While I arrived in SA in 1992, the main reason my perspective remains distinct traces to a university professor. We converged upon a new campus with tiny classes. I could even take independent study classes with her and a widely lauded finance professor. They would assign readings and I would pop round during their lonely office hours to unhurriedly ask questions.
She had emigrated on scholarship from Finland, whose positioning demanded much geopolitical and historical awareness, and completed a PhD in economics from, perhaps,the US’s most elite university. While never having had a passport, I felt I was coming to understand the world in ways that had eluded my elders. Her assigned readings concluded with accounts of the English’s 1840s Irish debates.

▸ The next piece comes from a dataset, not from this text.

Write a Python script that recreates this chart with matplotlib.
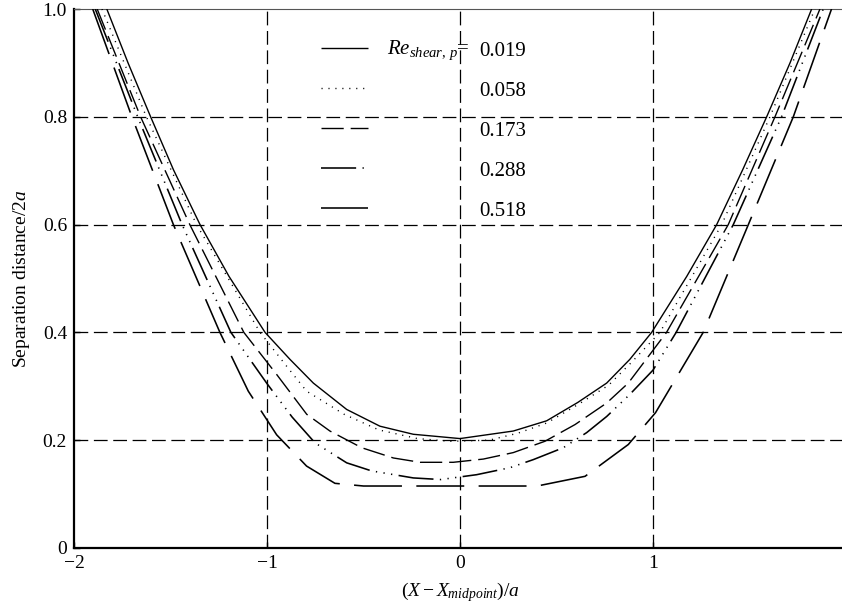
import matplotlib
matplotlib.use('Agg')
import matplotlib.pyplot as plt

plt.rcParams['font.family'] = ['Liberation Serif', 'DejaVu Serif']
plt.rcParams['mathtext.fontset'] = 'custom'
plt.rcParams['mathtext.rm'] = 'Liberation Serif'
plt.rcParams['mathtext.it'] = 'Liberation Serif:italic'

# Re_shear,p = 0.019 (solid)
x_019 = [-1.83, -1.72, -1.603, -1.485, -1.347, -1.197, -1.01, -0.881, -0.76, -0.587, -0.415, -0.242, 0.0,
         0.276, 0.449, 0.61, 0.76, 0.88, 0.993, 1.175, 1.33, 1.465, 1.589, 1.71, 1.822]
y_019 = [1.0, 0.9, 0.8, 0.702, 0.6, 0.504, 0.4, 0.35, 0.306, 0.257, 0.226, 0.211, 0.203,
         0.217, 0.236, 0.27, 0.306, 0.35, 0.4, 0.504, 0.6, 0.702, 0.8, 0.9, 1.0]
# 0.058 (dotted)
x_058 = [-1.855, -1.625, -1.365, -1.036, -0.9, -0.795, -0.6, -0.42, -0.22, -0.05,
         0.15, 0.3, 0.45, 0.62, 0.77, 0.89, 1.036, 1.356, 1.606, 1.839]
y_058 = [1.0, 0.8, 0.6, 0.4, 0.338, 0.291, 0.248, 0.219, 0.203, 0.198,
         0.2, 0.213, 0.232, 0.268, 0.302, 0.345, 0.4, 0.6, 0.8, 1.0]
# 0.173 (dashed)
x_173 = [-1.88, -1.655, -1.40, -1.12, -0.95, -0.794, -0.674, -0.509, -0.345, -0.207, -0.035,
         0.121, 0.276, 0.44, 0.596, 0.76, 0.872, 1.07, 1.39, 1.632, 1.865]
y_173 = [1.0, 0.8, 0.6, 0.4, 0.322, 0.248, 0.217, 0.186, 0.167, 0.159, 0.159,
         0.165, 0.177, 0.198, 0.229, 0.269, 0.306, 0.4, 0.6, 0.8, 1.0]
# 0.288 (dash-dot-dot)
x_288 = [-1.89, -1.67, -1.44, -1.187, -1.0, -0.87, -0.751, -0.587, -0.458, -0.242, -0.1,
         0.086, 0.259, 0.38, 0.535, 0.656, 0.76, 0.88, 1.0, 1.12, 1.416, 1.666, 1.882]
y_288 = [1.0, 0.8, 0.6, 0.4, 0.305, 0.243, 0.195, 0.158, 0.143, 0.13, 0.127,
         0.136, 0.149, 0.164, 0.186, 0.214, 0.244, 0.285, 0.33, 0.4, 0.6, 0.8, 1.0]
# 0.518 (long dashes)
x_518 = [-1.903, -1.70, -1.485, -1.244, -1.097, -0.95, -0.795, -0.648, -0.5, 0.4,
         0.648, 0.872, 1.013, 1.26, 1.494, 1.727, 1.925]
y_518 = [1.0, 0.8, 0.6, 0.4, 0.291, 0.21, 0.152, 0.12, 0.115, 0.115,
         0.133, 0.192, 0.251, 0.4, 0.6, 0.8, 1.0]

series = [
    (x_019, y_019, '0.019', (0, ()), 1.0),
    (x_058, y_058, '0.058', (0, (0.8, 4.2)), 1.0),
    (x_173, y_173, '0.173', (0, (16, 5)), 1.0),
    (x_288, y_288, '0.288', (0, (22, 4, 0.8, 4, 0.8, 4, 0.8, 4)), 1.15),
    (x_518, y_518, '0.518', (0, (30, 9)), 1.15),
]

xticks = [-2, -1, 0, 1, 2]
xticklabels = ['\u22122', '\u22121', '0', '1', '2']
yticks = [0, 0.2, 0.4, 0.6, 0.8, 1.0]
yticklabels = ['0', '0.2', '0.4', '0.6', '0.8', '1.0']
grid_x = [-1, 0, 1]
grid_y = [0.2, 0.4, 0.6, 0.8]

fig = plt.figure(figsize=(8.42, 6.09), dpi=100)
ax = fig.add_axes([74 / 842, 61 / 609, 772 / 842, 539 / 609])

for g in grid_x:
    ax.axvline(g, color='black', lw=0.9, linestyle=(0, (11, 4.5)), zorder=1)
for g in grid_y:
    ax.axhline(g, color='black', lw=0.9, linestyle=(0, (11, 4.5)), zorder=1)

for xs, ys, lab, ls, lw in series:
    ax.plot(xs, ys, color='black', lw=lw, linestyle=ls, zorder=3)

# legend drawn by hand
lx0, lx1 = 0.32, 0.381
ly0, dy = 0.928, 0.0742
for i, (xs, ys, lab, ls, lw) in enumerate(series):
    yy = ly0 - i * dy
    ax.plot([lx0, lx1], [yy, yy], color='black', lw=lw, linestyle=ls,
            transform=ax.transAxes, clip_on=False)
    ax.text(0.5246, yy - 0.006, lab, transform=ax.transAxes, fontsize=15,
            ha='left', va='center')
ax.text(0.513, ly0 - 0.004, r'$Re_{shear,\,p}$=', transform=ax.transAxes,
        fontsize=15, ha='right', va='center')

ax.set_xlim(-2, 2)
ax.set_ylim(0, 1.0)
ax.set_xticks(xticks)
ax.set_xticklabels(xticklabels)
ax.set_yticks(yticks)
ax.set_yticklabels(yticklabels)
ax.tick_params(direction='in', length=4, width=1, labelsize=14, pad=5)

for s in ['left', 'bottom']:
    ax.spines[s].set_linewidth(1.6)
ax.spines['top'].set_linewidth(0.8)
ax.spines['top'].set_color('#555555')
ax.spines['right'].set_visible(False)

ax.set_xlabel(r'$(X - X_{midpoint})/a$', fontsize=14, labelpad=6)
ax.set_ylabel(r'Separation distance/2$a$', fontsize=14, labelpad=8)

fig.savefig('out.png', dpi=100)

The Irish narratives about vicious English greed were not wrong, but they omitted that influential thinkers in London stridently argued for a more equitable Irish arrangement. The jarring insight was that those who favoured laudable moral and economic principles didn’t know how to pursue them while “modernising” the political and economic landscape of a neighbouring island.

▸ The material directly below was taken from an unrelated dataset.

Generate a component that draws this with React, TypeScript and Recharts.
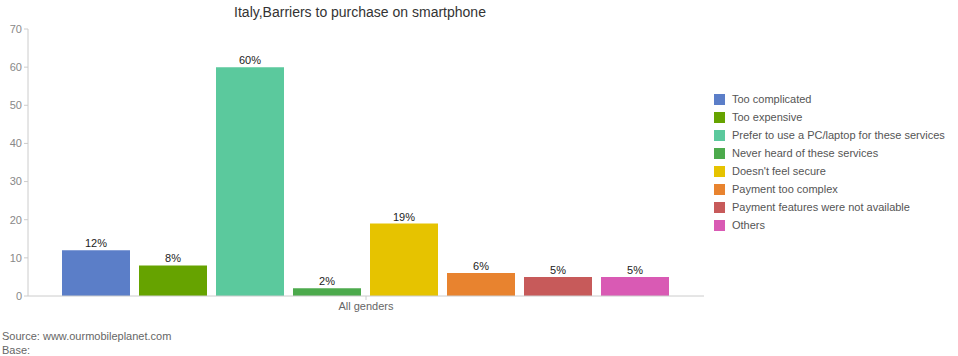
import React from 'react';
import { BarChart, Bar, XAxis, YAxis, LabelList } from 'recharts';

const categories = ['All genders'];
const seriesNames = [
  'Too complicated',
  'Too expensive',
  'Prefer to use a PC/laptop for these services',
  'Never heard of these services',
  "Doesn't feel secure",
  'Payment too complex',
  'Payment features were not available',
  'Others',
];
const seriesValues = [12, 8, 60, 2, 19, 6, 5, 5];
const seriesColors = ['#5b7ec8', '#66a300', '#5bc99d', '#4caa4c', '#e6c300', '#e8832f', '#c75a5a', '#d95ab4'];
const yTicks = [0, 10, 20, 30, 40, 50, 60, 70];
const title = 'Italy,Barriers to purchase on smartphone';
const sourceLines = ['Source: www.ourmobileplanet.com', 'Base:'];

const data = categories.map((c) => {
  const row: Record<string, any> = { name: c };
  seriesValues.forEach((v, i) => {
    row['s' + i] = v;
  });
  return row;
});

const font = '"Liberation Sans", Arial, Helvetica, sans-serif';

const renderValueLabel = (props: any) => {
  const { x, y, width, value } = props;
  return (
    <text x={Number(x) + Number(width) / 2} y={Number(y) - 3} textAnchor="middle" fill="#222" fontSize={11} fontFamily={font}>
      {value + '%'}
    </text>
  );
};

export default function App() {
  return (
    <div style={{ position: 'absolute', left: 0, top: 0, width: 958, height: 356, fontFamily: font, background: '#fff' }}>
      <div style={{ position: 'absolute', left: 0, width: 720, top: 4, textAlign: 'center', fontSize: 14, color: '#333' }}>
        {title}
      </div>
      <BarChart
        width={958}
        height={356}
        data={data}
        margin={{ top: 29, right: 254, bottom: 30, left: 0 }}
        barCategoryGap={34}
        barGap={9}
      >
        <XAxis
          dataKey="name"
          stroke="#ccc"
          tick={{ fill: '#666', fontSize: 11, fontFamily: font }}
          tickSize={4}
          height={30}
        />
        <YAxis
          width={28}
          domain={[0, 70]}
          ticks={yTicks}
          stroke="#ccc"
          tick={{ fill: '#888', fontSize: 11, fontFamily: font }}
          tickSize={4}
          interval={0}
        />
        {seriesNames.map((n, i) => (
          <Bar key={n} dataKey={'s' + i} name={n} fill={seriesColors[i]} isAnimationActive={false}>
            <LabelList dataKey={'s' + i} content={renderValueLabel} />
          </Bar>
        ))}
      </BarChart>
      <div style={{ position: 'absolute', left: 714, top: 90, fontSize: 11, color: '#555' }}>
        {seriesNames.map((n, i) => (
          <div key={n} style={{ display: 'flex', alignItems: 'center', height: 18 }}>
            <div style={{ width: 11, height: 11, background: seriesColors[i], marginRight: 7 }} />
            <span>{n}</span>
          </div>
        ))}
      </div>
      <div style={{ position: 'absolute', left: 2, top: 329, fontSize: 11, color: '#666', lineHeight: '14px' }}>
        {sourceLines.map((l) => (
          <div key={l}>{l}</div>
        ))}
      </div>
    </div>
  );
}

Life had been defined for centuries by monotonous feudal farming interrupted by wars and famines. By the mid 19th century, technology and trade, alongside ideas and ideologies, were profoundly disrupting centuries of stagnation. Arguments to benefit the Irish drew upon theories — stressing private property and trade — covered in my earlier reading assignments by economists such as Adam Smith and David Ricardo.

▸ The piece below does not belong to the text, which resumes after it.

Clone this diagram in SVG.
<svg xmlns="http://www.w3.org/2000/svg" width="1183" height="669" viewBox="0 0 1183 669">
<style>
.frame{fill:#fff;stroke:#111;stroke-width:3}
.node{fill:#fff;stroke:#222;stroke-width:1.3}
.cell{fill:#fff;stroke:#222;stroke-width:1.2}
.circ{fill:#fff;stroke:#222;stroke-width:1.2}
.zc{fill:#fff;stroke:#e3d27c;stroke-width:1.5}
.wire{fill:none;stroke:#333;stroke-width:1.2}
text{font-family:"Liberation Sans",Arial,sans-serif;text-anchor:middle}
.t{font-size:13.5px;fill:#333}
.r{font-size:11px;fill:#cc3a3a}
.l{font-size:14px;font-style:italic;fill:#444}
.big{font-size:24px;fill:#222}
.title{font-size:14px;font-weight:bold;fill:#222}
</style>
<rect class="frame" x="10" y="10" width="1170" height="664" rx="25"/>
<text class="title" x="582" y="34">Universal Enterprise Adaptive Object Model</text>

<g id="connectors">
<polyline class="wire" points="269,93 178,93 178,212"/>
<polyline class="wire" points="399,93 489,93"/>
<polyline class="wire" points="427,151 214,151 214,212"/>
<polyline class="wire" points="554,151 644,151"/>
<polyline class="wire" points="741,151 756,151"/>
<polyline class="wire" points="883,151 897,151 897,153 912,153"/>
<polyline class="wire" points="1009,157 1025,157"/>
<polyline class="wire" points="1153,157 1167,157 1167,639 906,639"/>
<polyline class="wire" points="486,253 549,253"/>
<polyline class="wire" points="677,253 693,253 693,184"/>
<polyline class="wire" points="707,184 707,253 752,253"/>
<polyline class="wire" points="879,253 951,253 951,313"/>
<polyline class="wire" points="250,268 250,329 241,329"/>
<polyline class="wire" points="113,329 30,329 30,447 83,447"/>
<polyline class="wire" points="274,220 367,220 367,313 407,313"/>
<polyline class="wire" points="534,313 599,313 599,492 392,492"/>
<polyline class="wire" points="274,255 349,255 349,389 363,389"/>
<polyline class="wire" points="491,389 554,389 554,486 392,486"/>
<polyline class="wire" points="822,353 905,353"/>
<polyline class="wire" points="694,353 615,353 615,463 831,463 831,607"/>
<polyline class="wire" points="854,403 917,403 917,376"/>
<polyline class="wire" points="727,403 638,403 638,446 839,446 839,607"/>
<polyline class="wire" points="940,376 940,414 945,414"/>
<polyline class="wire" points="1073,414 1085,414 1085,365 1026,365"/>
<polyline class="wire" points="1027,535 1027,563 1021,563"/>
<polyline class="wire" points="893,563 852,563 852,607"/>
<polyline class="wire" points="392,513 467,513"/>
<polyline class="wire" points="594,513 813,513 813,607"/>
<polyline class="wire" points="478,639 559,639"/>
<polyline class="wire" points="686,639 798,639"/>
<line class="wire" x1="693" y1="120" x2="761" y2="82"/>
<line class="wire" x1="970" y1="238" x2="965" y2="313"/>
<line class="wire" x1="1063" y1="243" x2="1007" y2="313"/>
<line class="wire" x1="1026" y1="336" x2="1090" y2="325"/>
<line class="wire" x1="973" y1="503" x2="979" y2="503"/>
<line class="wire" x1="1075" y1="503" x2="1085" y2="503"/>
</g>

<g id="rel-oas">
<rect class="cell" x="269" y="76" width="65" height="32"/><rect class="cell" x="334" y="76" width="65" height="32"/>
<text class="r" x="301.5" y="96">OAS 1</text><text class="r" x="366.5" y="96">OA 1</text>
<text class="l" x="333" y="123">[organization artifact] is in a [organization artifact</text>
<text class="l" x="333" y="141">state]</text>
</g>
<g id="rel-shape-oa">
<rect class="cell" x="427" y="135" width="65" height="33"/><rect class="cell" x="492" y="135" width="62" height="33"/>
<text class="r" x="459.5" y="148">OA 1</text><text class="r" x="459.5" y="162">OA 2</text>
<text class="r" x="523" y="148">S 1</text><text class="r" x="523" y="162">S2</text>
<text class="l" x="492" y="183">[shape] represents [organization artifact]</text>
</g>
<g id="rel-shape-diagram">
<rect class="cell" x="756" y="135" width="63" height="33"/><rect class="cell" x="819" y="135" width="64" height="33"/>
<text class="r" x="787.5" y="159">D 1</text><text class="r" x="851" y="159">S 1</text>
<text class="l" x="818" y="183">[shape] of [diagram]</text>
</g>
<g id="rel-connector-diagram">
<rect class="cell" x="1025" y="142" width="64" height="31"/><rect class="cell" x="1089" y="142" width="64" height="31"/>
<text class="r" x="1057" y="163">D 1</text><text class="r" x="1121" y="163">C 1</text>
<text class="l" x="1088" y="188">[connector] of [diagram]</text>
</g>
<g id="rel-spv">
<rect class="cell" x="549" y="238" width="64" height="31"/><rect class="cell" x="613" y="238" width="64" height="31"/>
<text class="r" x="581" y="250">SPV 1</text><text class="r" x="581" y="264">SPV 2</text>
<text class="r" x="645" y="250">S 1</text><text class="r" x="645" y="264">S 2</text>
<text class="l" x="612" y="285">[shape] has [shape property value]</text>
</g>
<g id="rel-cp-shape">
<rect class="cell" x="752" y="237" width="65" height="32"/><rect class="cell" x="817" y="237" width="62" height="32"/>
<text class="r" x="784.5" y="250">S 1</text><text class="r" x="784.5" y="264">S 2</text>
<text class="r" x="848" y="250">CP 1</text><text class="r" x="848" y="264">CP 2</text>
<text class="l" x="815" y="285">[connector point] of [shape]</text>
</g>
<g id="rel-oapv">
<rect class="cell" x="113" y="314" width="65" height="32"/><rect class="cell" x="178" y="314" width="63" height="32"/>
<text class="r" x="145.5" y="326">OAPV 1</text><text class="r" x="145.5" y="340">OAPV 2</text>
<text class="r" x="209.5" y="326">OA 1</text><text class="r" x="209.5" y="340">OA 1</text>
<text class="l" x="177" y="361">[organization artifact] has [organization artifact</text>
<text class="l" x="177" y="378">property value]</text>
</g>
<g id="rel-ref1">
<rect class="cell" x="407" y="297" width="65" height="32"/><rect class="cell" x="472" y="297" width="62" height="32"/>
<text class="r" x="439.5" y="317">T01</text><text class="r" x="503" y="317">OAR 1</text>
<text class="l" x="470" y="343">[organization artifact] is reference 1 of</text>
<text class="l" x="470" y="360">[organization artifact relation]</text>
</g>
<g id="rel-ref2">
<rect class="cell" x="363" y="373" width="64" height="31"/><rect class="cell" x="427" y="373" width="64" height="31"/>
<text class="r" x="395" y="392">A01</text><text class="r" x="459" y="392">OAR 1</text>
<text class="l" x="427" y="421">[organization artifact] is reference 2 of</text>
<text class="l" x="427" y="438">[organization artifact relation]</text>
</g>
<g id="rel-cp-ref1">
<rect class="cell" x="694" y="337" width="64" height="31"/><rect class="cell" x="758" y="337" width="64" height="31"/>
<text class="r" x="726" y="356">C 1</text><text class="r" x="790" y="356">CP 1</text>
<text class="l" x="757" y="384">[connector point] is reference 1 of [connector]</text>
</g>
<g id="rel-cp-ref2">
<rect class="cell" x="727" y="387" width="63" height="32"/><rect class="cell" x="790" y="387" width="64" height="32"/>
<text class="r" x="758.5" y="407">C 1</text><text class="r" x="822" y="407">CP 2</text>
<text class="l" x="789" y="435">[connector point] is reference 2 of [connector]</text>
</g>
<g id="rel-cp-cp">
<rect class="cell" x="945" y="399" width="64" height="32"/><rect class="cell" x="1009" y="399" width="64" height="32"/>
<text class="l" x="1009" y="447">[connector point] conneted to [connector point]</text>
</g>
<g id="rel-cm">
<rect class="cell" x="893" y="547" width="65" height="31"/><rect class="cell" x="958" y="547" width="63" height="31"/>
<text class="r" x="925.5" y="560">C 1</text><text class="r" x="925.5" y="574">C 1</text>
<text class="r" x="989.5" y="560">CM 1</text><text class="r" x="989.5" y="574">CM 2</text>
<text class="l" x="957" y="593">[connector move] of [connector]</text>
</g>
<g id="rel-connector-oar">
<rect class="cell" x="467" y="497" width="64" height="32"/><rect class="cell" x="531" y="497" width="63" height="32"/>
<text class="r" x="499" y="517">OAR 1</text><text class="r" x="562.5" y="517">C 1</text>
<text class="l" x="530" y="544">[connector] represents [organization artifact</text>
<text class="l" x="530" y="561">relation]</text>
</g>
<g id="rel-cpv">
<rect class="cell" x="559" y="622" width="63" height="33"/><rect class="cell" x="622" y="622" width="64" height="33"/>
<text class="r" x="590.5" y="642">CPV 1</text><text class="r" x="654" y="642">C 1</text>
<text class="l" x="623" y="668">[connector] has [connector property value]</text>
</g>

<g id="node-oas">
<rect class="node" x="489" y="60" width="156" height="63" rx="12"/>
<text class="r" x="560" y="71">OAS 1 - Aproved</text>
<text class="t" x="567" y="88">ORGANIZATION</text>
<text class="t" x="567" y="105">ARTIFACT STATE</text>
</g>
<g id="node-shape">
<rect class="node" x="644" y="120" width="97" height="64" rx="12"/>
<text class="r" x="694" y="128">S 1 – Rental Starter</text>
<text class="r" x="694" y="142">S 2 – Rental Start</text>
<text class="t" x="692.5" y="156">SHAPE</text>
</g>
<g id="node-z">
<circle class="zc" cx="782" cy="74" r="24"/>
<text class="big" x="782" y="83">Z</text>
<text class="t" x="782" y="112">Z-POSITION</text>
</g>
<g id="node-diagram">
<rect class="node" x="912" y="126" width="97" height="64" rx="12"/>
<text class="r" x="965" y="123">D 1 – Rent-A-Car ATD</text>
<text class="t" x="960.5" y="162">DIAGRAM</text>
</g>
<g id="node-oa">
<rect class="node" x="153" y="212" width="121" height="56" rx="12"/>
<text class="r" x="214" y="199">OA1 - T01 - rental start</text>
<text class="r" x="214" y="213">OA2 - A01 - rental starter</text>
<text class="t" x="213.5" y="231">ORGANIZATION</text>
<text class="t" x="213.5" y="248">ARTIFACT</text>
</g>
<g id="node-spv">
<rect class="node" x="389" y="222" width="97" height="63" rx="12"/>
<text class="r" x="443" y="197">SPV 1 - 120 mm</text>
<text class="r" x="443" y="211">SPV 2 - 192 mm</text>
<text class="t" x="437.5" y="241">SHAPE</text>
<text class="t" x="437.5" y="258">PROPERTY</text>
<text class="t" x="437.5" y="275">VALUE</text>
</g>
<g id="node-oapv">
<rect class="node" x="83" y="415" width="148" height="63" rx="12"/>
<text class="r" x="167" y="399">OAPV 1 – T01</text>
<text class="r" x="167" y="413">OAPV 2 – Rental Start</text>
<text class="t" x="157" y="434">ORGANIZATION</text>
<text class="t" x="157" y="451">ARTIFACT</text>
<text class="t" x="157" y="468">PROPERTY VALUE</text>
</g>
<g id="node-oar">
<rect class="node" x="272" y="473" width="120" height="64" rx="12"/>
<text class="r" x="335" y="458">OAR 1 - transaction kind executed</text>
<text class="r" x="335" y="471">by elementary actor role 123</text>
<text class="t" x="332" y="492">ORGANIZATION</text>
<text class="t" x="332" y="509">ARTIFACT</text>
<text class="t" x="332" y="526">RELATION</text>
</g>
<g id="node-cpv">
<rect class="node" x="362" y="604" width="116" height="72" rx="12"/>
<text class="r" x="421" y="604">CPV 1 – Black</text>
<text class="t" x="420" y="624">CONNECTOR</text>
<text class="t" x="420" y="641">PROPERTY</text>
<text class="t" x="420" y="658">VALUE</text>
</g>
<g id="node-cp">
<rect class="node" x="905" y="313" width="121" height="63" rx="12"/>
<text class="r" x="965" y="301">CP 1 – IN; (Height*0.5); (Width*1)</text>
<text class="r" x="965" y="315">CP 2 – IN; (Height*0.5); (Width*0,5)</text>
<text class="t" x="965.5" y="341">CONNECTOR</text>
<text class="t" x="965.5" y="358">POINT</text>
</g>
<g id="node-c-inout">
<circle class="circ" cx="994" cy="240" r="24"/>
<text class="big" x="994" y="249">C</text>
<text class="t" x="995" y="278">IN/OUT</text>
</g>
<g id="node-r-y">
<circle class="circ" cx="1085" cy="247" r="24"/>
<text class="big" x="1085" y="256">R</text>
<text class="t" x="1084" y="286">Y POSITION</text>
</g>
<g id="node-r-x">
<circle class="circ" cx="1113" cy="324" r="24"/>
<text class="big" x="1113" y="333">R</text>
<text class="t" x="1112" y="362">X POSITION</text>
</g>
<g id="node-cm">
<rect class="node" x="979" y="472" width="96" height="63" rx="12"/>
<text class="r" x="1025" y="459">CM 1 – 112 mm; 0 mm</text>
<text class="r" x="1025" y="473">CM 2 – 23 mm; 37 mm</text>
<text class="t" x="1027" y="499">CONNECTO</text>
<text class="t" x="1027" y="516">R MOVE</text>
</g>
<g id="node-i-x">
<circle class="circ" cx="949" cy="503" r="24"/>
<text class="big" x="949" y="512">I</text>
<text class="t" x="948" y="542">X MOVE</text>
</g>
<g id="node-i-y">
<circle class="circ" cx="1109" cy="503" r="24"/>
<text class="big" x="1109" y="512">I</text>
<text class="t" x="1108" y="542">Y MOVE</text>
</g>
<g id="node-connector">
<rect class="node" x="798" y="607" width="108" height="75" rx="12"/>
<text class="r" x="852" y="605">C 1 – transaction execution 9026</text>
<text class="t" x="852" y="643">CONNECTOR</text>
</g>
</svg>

My broader studies had made clear that the Irish debacle didn’t unfold against a calm background. Europe’s Age of Revolution was climaxing. Democratic forces, enthused by industrialism and capitalism, were winning and losing battles with monarchies and feudalism. Karl Marx, reflecting and advancing alternatives views, was about to release his Communist Manifesto, which would later inspire a century of unhelpful class warfare revolutions.
Choosing the right principles was essential but insufficient. Societal upgrading also requires pragmatism informing myriad adjustments. The mid 19th-century English were global leaders at democracy and the rule of law but international trade had, then as now, become central to growth. Unfortunately, effective cross-border dispute mechanisms would remain elusive until the late 20th century.
Today, SA’s various leaders are unable to align moral objectives with growth-inducing economic principles while accommodating myriad practical considerations. Whereas the UK’s leaders of the 1840s had no international parallels to reference, our politics are dismissive of international success patterns — most significantly, the essential role of global integration for sustaining high growth.
Learning from mistakes, and from others, requires objective assessments. Yet SA’s faith-based redistribution doctrine is contemptuous towards evidence-based analysis and much of the country’s political artillery is positioned to preclude this chasm being bridged.
In 1840, as monarchies were under threat from democratic movements and colonial incursions, more than 90% of the world’s population lived in wretched poverty. While key components had been identified, no-one could yet map the political and economic pathways for provoking broad prosperity.
In my student days that figure was still more than half. Understanding today’s world requires knowing why the percentage is now less than 10%. Such indispensable lessons must not remain alien to SA’s national dialogue.
Embracing the right principles mustn’t deter from the mechanics of distinguishing between what succeeds and what doesn’t. Ireland has joined other former colonies that have higher per-capita incomes than the UK. Getting SA’s economy rolling is not about reinventing the wheel.